Changing Employment Patterns

Overview

Chair:
Rosemary Billings

Speaker:
Patricia McDermott, Sociologist,
York University

Attempting to understand the dramatic scope of the transformation presently taking shape in the workplace is an immense undertaking. So vast is the transition, so rapid the technological advances, that most people risk being left on the sidelines, baffled or amazed, angry or in awe.

As the chip replaces mechanical parts, the labour-intensive economy collapses, leaving masses of unemployed workers and rendering current skills totally redundant. Women are particularly affected, since they are concentrated in the service sector where technology is making gigantic inroads.
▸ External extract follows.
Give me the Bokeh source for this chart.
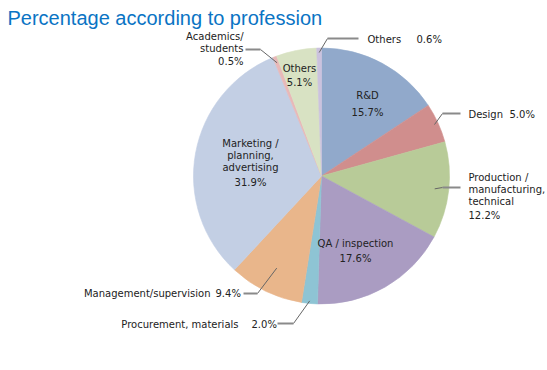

Secretarial work, banking, ticketing, fast food, reservations, telephone communications all require less and less human labour.

Those who remain employed face such stressful conditions as machine monitoring and homogenization of tasks. Health hazards are frequent. Those who become unemployed undergo the rapid deterioration of their buying power, a tragic fate for the individual, the family, the community, and also for the national economy.

Such shocking consequences must not deter us, however, from accepting the growing presence of technology in every sphere of life, and trying to come to grips with the issues of the immediate future. Systemic re-organization is required to deal with such pressing concerns as income distribution, quality of working life, control of the marketplace. We need to develop participative management, in which workers are part of all decision-making processes. Men and women must act responsibly by expanding their knowledge of the impact of the technological revolution, by demanding their rights in the workplace and by participating, in whatever way, in the collective questioning about the kind of world we want to create, with the help of microtechnology.